Have you ever visited a church and felt awkward because you didn’t know when to stand or sit or why a smiling stranger was suddenly holding your hand and singing at you? It can be daunting attending a new church. Even if your congregation is small, you have something precious and life-giving to offer. Here are some ways to make sure newcomers—and everyone in the congregation in fact—are welcome to be part of your community.
Most newcomers will decide whether or not to return within the first few minutes of arrival. It’s about the basics: people making eye contact and offering a friendly smile, the comfort (and cleanliness) of the space, and whether their children are welcomed, happy and safe.
Some people may never have been inside a church before and their first worship encounter may be akin to dropping into a curling tournament or being drafted onto a Gaelic football team. Every member of a church is a host. Having someone guide them through an unfamiliar service and explain jargon can ease a newcomer’s worry about sticking out like a sore thumb. Speaking of which, don’t make visitors stand up for a public welcome! Just ensure people their own age have a chat with them after the service if they decide to linger.
If people don’t linger after the service, it may be those cheap biscuits and that nasty coffee. The brutal truth is that anyone not strapped into a pram or confined to a walker will immediately leave in search of something decent to eat and drink if your hospitality reminds them of the waiting room in a public hospital. The Bible tells us to treat each other like honoured guests, and don’t forget that everyone appreciates being able to sit down while they chat.

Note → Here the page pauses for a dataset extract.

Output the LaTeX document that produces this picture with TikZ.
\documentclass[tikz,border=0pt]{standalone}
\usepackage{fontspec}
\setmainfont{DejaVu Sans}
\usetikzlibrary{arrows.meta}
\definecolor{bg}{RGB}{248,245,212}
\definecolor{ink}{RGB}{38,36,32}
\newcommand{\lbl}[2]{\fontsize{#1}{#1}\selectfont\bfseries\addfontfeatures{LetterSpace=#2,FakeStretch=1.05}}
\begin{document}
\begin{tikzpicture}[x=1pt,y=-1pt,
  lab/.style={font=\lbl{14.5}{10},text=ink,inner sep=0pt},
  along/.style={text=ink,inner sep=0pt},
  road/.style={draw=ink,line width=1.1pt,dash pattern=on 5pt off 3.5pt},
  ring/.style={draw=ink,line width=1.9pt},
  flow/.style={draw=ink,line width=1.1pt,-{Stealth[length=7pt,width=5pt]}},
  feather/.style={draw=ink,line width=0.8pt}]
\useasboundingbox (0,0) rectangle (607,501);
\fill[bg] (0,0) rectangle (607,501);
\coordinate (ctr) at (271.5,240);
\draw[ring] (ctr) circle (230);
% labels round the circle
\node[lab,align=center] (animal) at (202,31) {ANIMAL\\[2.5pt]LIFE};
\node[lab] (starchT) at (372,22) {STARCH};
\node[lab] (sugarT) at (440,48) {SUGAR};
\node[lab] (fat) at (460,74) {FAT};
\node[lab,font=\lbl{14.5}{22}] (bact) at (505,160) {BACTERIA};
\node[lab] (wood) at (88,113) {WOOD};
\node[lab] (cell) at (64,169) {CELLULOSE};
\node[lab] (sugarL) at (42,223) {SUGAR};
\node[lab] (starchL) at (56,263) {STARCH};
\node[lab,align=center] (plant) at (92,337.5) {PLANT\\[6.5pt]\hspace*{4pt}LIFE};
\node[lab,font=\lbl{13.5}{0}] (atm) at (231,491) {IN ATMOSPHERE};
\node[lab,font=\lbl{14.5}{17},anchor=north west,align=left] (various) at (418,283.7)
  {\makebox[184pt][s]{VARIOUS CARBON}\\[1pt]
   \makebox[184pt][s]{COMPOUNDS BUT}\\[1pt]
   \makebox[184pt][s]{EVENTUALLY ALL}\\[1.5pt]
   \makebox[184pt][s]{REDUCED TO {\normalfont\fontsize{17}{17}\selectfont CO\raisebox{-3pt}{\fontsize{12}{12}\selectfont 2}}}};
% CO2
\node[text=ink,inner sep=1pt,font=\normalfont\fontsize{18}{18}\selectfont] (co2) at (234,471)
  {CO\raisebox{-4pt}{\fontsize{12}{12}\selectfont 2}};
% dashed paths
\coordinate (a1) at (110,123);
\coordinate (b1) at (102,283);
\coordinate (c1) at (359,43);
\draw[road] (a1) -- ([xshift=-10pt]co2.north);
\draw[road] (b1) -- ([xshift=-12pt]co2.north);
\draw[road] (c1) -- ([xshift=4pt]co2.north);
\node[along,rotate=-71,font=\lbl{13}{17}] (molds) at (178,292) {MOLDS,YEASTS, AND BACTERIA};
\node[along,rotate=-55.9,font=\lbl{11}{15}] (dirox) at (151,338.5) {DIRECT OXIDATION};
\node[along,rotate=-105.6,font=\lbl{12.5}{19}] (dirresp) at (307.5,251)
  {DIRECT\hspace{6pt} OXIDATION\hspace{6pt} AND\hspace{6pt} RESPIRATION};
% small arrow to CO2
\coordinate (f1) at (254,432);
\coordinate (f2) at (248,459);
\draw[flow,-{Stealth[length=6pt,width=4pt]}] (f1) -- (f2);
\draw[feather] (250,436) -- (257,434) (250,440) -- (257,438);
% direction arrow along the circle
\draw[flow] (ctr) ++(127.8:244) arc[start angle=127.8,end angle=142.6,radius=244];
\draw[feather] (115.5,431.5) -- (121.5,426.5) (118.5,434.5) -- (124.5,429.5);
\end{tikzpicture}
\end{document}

Keep your cool when a visitor walks through the door. Give people a warm welcome without becoming their new best friend or trying to sign them up as church treasurer or organist (no matter how desperate you are to fill these roles). Don’t apologise for shortcomings (“Our minister is away so we had to take who we could get!”) and don’t tell them they are the first visitor since Easter.

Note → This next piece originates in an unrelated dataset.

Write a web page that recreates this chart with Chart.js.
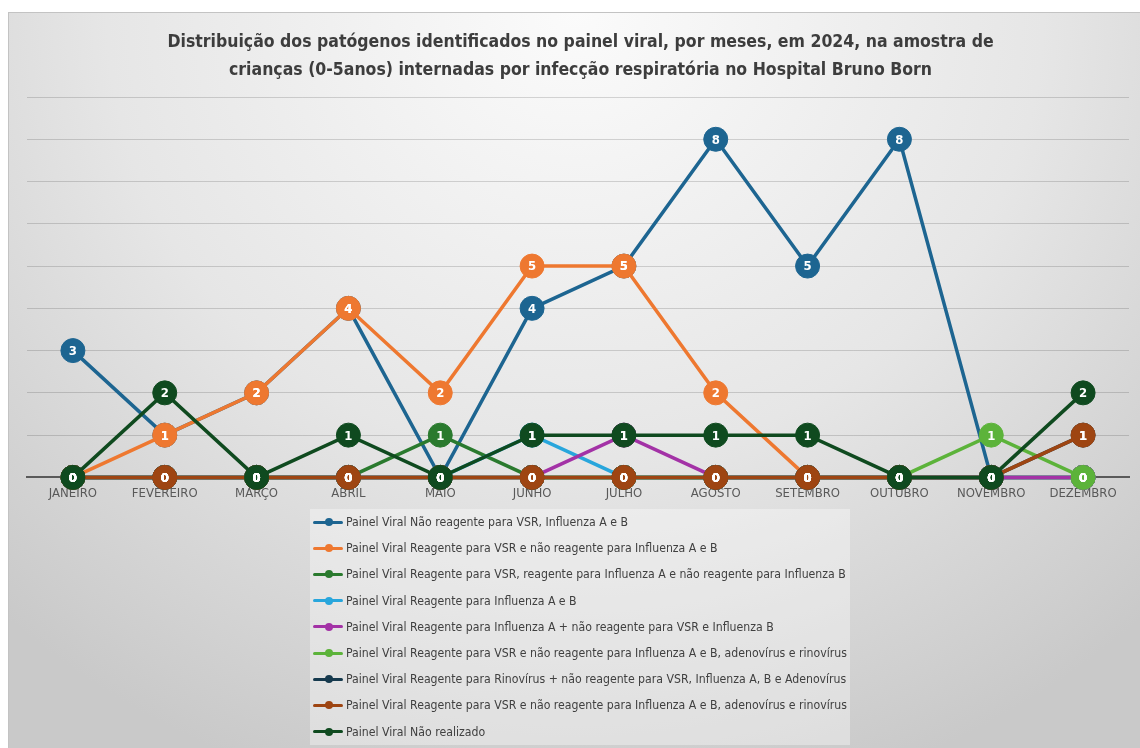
<!DOCTYPE html>
<html lang="pt-BR">
<head>
<meta charset="utf-8">
<title>Painel viral 2024</title>
<script src="https://cdn.jsdelivr.net/npm/chart.js@4.4.1/dist/chart.umd.min.js"></script>
<style>
  html, body { margin: 0; padding: 0; background: #fff; overflow: hidden; }
  #frame {
    position: absolute; left: 8px; top: 12px; width: 1134px; height: 740px;
    background: radial-gradient(ellipse 75% 110% at 50% 0%, #fbfbfb 0%, #e6e6e6 55%, #c9c9c9 100%);
    box-shadow: inset 0 0 0 1px #c3c3c3;
  }
  #chart { position: absolute; left: 0; top: 0; }
  #legend {
    position: absolute; left: 302px; top: 497px; width: 540px; height: 236px;
    background: rgba(255,255,255,0.35);
    font-family: 'Liberation Sans Narrow', 'DejaVu Sans Condensed', sans-serif;
    font-size: 12.2px; color: #404040;
  }
  .item { height: 26.2px; line-height: 26.2px; white-space: nowrap; position: relative; padding-left: 36px; }
  .item .swatch { position: absolute; left: 3px; top: 11.6px; width: 30px; height: 3px; border-radius: 2px; }
  .item .dot { position: absolute; left: 11.5px; top: -2.5px; width: 8px; height: 8px; border-radius: 50%; }
</style>
</head>
<body>
<div id="frame">
  <canvas id="chart" width="1134" height="500"></canvas>
  <div id="legend"></div>
</div>
<script>
const meses = ["JANEIRO", "FEVEREIRO", "MARÇO", "ABRIL", "MAIO", "JUNHO", "JULHO", "AGOSTO", "SETEMBRO", "OUTUBRO", "NOVEMBRO", "DEZEMBRO"];

const naoReagente   = [3, 1, 2, 4, 0, 4, 5, 8, 5, 8, 0, 0];
const vsr           = [0, 1, 2, 4, 2, 5, 5, 2, 0, 0, 0, 0];
const vsrInfA       = [0, 0, 0, 0, 1, 0, 0, 0, 0, 0, 0, 0];
const infAB         = [0, 0, 0, 0, 0, 1, 0, 0, 0, 0, 0, 0];
const infA          = [0, 0, 0, 0, 0, 0, 1, 0, 0, 0, 0, 0];
const vsrAdeno      = [0, 0, 0, 0, 0, 0, 0, 0, 0, 0, 1, 0];
const rinovirus     = [0, 0, 0, 0, 0, 0, 0, 0, 0, 0, 0, 1];
const vsrAdeno2     = [0, 0, 0, 0, 0, 0, 0, 0, 0, 0, 0, 1];
const naoRealizado  = [0, 2, 0, 1, 0, 1, 1, 1, 1, 0, 0, 2];

const nomes = [
  "Painel Viral  Não reagente para VSR, Influenza A e B",
  "Painel Viral  Reagente para VSR e não reagente para Influenza A e B",
  "Painel Viral  Reagente para VSR, reagente para Influenza A e não reagente para Influenza B",
  "Painel Viral  Reagente para Influenza A e B",
  "Painel Viral  Reagente para Influenza A + não reagente para VSR e Influenza B",
  "Painel Viral  Reagente para VSR e não reagente para Influenza A e B, adenovírus e rinovírus",
  "Painel Viral  Reagente para Rinovírus + não reagente para VSR, Influenza A, B e Adenovírus",
  "Painel Viral  Reagente para VSR e não reagente para Influenza A e B, adenovírus e rinovírus",
  "Painel Viral  Não realizado"
];
const series = [naoReagente, vsr, vsrInfA, infAB, infA, vsrAdeno, rinovirus, vsrAdeno2, naoRealizado];
const cores = ["#1d6591", "#ee7830", "#2a7a2e", "#28a6dc", "#a332a6", "#5cb33a", "#163a4e", "#9e4512", "#0f4a1f"];

const narrow = "'Liberation Sans Narrow', 'DejaVu Sans Condensed', sans-serif";

// numbers inside the markers, like Excel data labels
const valueLabels = {
  id: "valueLabels",
  afterDatasetsDraw(chart) {
    const ctx = chart.ctx;
    ctx.save();
    ctx.font = "bold 13px " + narrow;
    ctx.fillStyle = "#ffffff";
    ctx.textAlign = "center";
    ctx.textBaseline = "middle";
    chart.data.datasets.forEach((ds, i) => {
      chart.getDatasetMeta(i).data.forEach((pt, j) => {
        ctx.fillText(String(ds.data[j]), pt.x, pt.y + 1);
      });
    });
    ctx.restore();
  }
};

const datasets = series.map((vals, i) => ({
  label: nomes[i],
  data: vals,
  borderColor: cores[i],
  backgroundColor: cores[i],
  borderWidth: 3.5,
  pointRadius: 12,
  pointBorderWidth: 1,
  pointHoverRadius: 12,
  pointBackgroundColor: cores[i],
  pointBorderColor: cores[i],
  tension: 0,
  clip: false,
  order: series.length - i   // later series on top, as in the original
}));

new Chart(document.getElementById("chart"), {
  type: "line",
  data: { labels: meses, datasets },
  options: {
    responsive: false,
    animation: false,
    devicePixelRatio: 1,
    layout: { padding: { left: 19, right: 8, top: 0, bottom: 3 } },
    plugins: {
      legend: { display: false },
      tooltip: { enabled: false },
      title: {
        display: true,
        text: [
          "Distribuição dos patógenos identificados no painel viral, por meses, em 2024, na amostra de",
          "crianças (0-5anos) internadas por infecção respiratória no Hospital Bruno Born"
        ],
        color: "#3d3d3d",
        font: { family: narrow, size: 17.5, weight: "bold", lineHeight: "28px" },
        padding: { top: 16, bottom: 13 }
      }
    },
    scales: {
      x: {
        offset: true,
        grid: { display: false, drawTicks: false },
        border: { color: "#5a5a5a", width: 2 },
        ticks: { color: "#595959", font: { family: narrow, size: 13 }, padding: 8, maxRotation: 0, autoSkip: false }
      },
      y: {
        min: 0,
        max: 9,
        ticks: { display: false, stepSize: 1 },
        grid: { color: "rgba(0,0,0,0.15)", lineWidth: 1, drawTicks: false },
        border: { display: false }
      }
    }
  },
  plugins: [valueLabels]
});

// legend as a single column, like the original
const legendEl = document.getElementById("legend");
nomes.forEach((nome, i) => {
  const row = document.createElement("div");
  row.className = "item";
  row.innerHTML = `<span class="swatch" style="background:${cores[i]}"><span class="dot" style="background:${cores[i]}"></span></span>${nome}`;
  legendEl.appendChild(row);
});
</script>
</body>
</html>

Before someone visits your church, they’ll google you. To anyone under 40, if you don’t have a website—you don’t exist! Make sure your website is up-to-date, uncluttered and user-friendly. Make sure your service times, location and a link to an FAQ section for newcomers can be found on the home page.

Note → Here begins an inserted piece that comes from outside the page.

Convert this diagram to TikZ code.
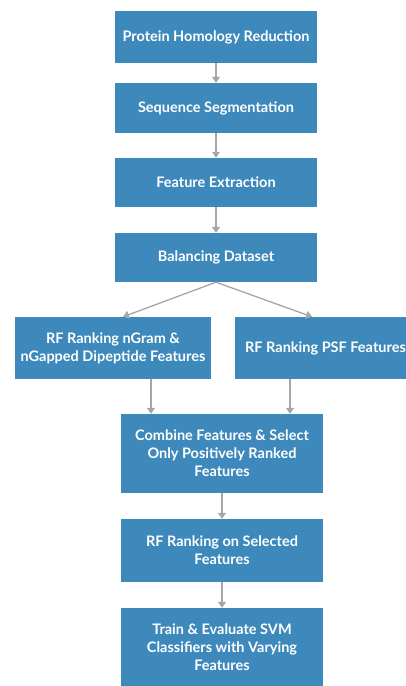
\documentclass[tikz,border=0pt]{standalone}
\usepackage{fontspec}
\setmainfont{Lato}
\usetikzlibrary{arrows.meta}
\definecolor{boxblue}{RGB}{61,137,188}
\definecolor{arrowgray}{RGB}{166,166,166}
\begin{document}
\begin{tikzpicture}[x=1pt,y=-1pt,
  boxfont/.style={font=\bfseries\fontsize{14.5}{18}\selectfont},
  box/.style={fill=boxblue, draw=none, text=white, boxfont, align=center, inner sep=0pt},
  conn/.style={draw=arrowgray, line width=1.3pt, -{Triangle[width=8pt,length=6pt]}}]
\useasboundingbox (0,0) rectangle (406,686);
% boxes
\node[box, minimum width=202pt, minimum height=52pt] (b1) at (216,37) {Protein Homology Reduction};
\node[box, minimum width=202pt, minimum height=50pt] (b2) at (216,108) {Sequence Segmentation};
\node[box, minimum width=202pt, minimum height=49pt] (b3) at (216,182.5) {Feature Extraction};
\node[box, minimum width=202pt, minimum height=49pt] (b4) at (216,257.5) {Balancing Dataset};
\node[box, minimum width=196pt, minimum height=62pt] (b5) at (113,348) {RF Ranking nGram \&\\nGapped Dipeptide Features};
\node[box, minimum width=171pt, minimum height=62pt] (b6) at (320.5,348) {};
\node[text=white, boxfont, inner sep=0pt] (b6t) at (325.5,348) {RF Ranking PSF Features};
\node[box, minimum width=202pt, minimum height=79pt] (b7) at (222,453.5) {Combine Features \& Select\\Only Positively Ranked\\Features};
\node[box, minimum width=202pt, minimum height=63pt] (b8) at (222,550.5) {RF Ranking on Selected\\Features};
\node[box, minimum width=202pt, minimum height=78pt] (b9) at (222,647) {Train \& Evaluate SVM\\Classifiers with Varying\\Features};
% helper coordinates
\coordinate (xl) at (123,0);
\coordinate (xr) at (312,0);
\coordinate (x5) at (151,0);
\coordinate (x6) at (290,0);
% connectors
\draw[conn] (b1.south) -- (b2.north);
\draw[conn] (b2.south) -- (b3.north);
\draw[conn] (b3.south) -- (b4.north);
\draw[conn] (b4.south) -- (b5.north -| xl);
\draw[conn] (b4.south) -- (b6.north -| xr);
\draw[conn] (b5.south -| x5) -- (b7.north -| x5);
\draw[conn] (b6.south -| x6) -- (b7.north -| x6);
\draw[conn] (b7.south) -- (b8.north);
\draw[conn] (b8.south) -- (b9.north);
\end{tikzpicture}
\end{document}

Being a welcoming church doesn’t mean dumbing down the message to simplistic solutions to life’s problems. As communities of faith we have traditions and rituals intrinsic to who we are and what we believe. People who walk through our doors are not looking for a social club or a welfare organisation; they are seeking a church—a group of believers who follow Christ and seek to build a spirit-led community of faith. Remember who you are and you will find the grace to be a truly welcoming church.